Das unverhohlen mit Künstlicher Intelligenz (KI) generierte Filmchen zeigt, was laut AfD-Weltbild so alles auf dem Spiel steht. Das geht ungefähr so: Entweder haben in Zukunft blonde Menschen in sonnigen Gärten eine gute Zeit, oder mit Niqab verschleierte Personen marschieren in Formation durch dunkle, verwüstete Straßenzüge.

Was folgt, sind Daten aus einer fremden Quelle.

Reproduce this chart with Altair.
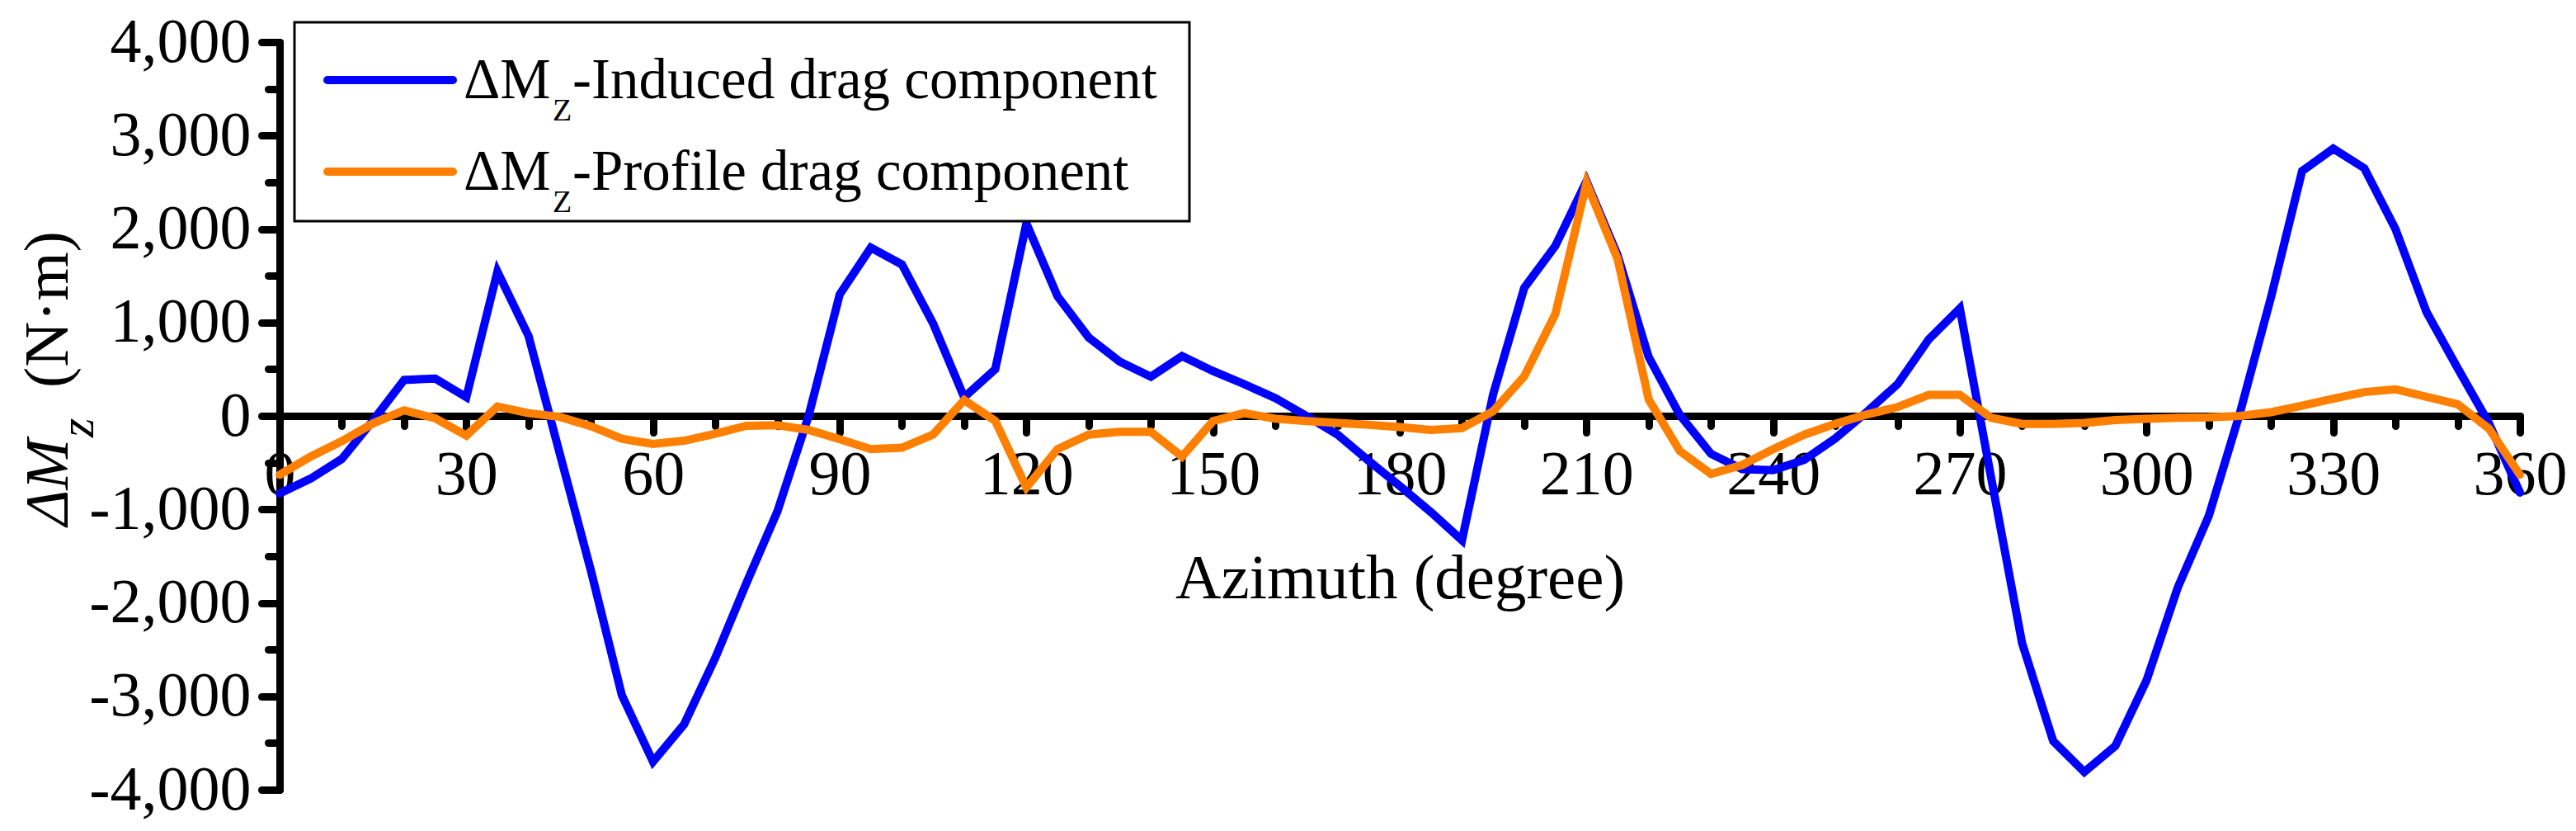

Die Parolen, die Angstmache: Vieles an dem Video ist verstörend – aber bewegt sich auf demselben Niveau wie eine x-beliebige Wahlkampfrede eines AfD-Kandidaten. Was die Alarmglocken bei den Jugendschützer*innen schrillen ließ, waren wohl die vor rassistischen Stereotypen triefenden KI-Bilder von Geflüchteten und Musliminnen sowie die effekthascherische Gegenüberstellung von Gut und Böse.
Der Unterschied zwischen Regulierung und Zensur
Doch der Schaden ist längst angerichtet. Das Video stammt aus dem Landtagswahlkampf der AfD in Brandenburg, ist seit Mitte September 2024 online und auch am Montag abrufbar. Auf Facebook ist es mit 30.000 Views einer der meistgesehenen Clips der Brandenburger AfD der vergangenen Monate, auf Instagram und Tiktok hat es jeweils hunderte Likes.
Warum dauert es so lange, offensichtlich rassistisches Material zumindest für Heranwachsende zu sperren? „Rechtsprechung braucht einfach Zeit“, erklärt am Montag eine Sprecherin der zuständigen Medienanstalt Berlin-Brandenburg (MABB) der taz. Regulierung könne schließlich nur im Nachhinein erfolgen – und sei rechtlich anfechtbar. „Anders als etwa Zensur, die Inhalte im Vorfeld verhindern würde.“
Die wittert die AfD sowieso immer und überall. Deshalb ist es wenig verwunderlich, dass Brandenburgs AfD-Chef René Springer am Montag wie bestellt „einen schweren Eingriff in die Meinungsfreiheit“ beklagt und von einer – Achtung, hier kommt der Kampfbegriff – „Zensurmaßnahme“ der MABB spricht. Springer kündigt sodann auch an, vor dem Verwaltungsgericht zu klagen sowie eine einstweilige Verfügung zu beantragen, um die Anordnung zur Sperrung des Clips auszusetzen.
Egal, wie der Rechtsstreit ausgeht: Die AfD lacht sich schon jetzt ins Fäustchen. Denn das Video ist bloß eine weitere wohlkalkulierte Grenzüberschreitung – eine Taktik, die die AfD perfekt beherrscht. Die Rüge der Jugendschützer schafft Aufmerksamkeit und stärkt die Opfererzählung der Rechtsextremen, mitten im Wahlkampf.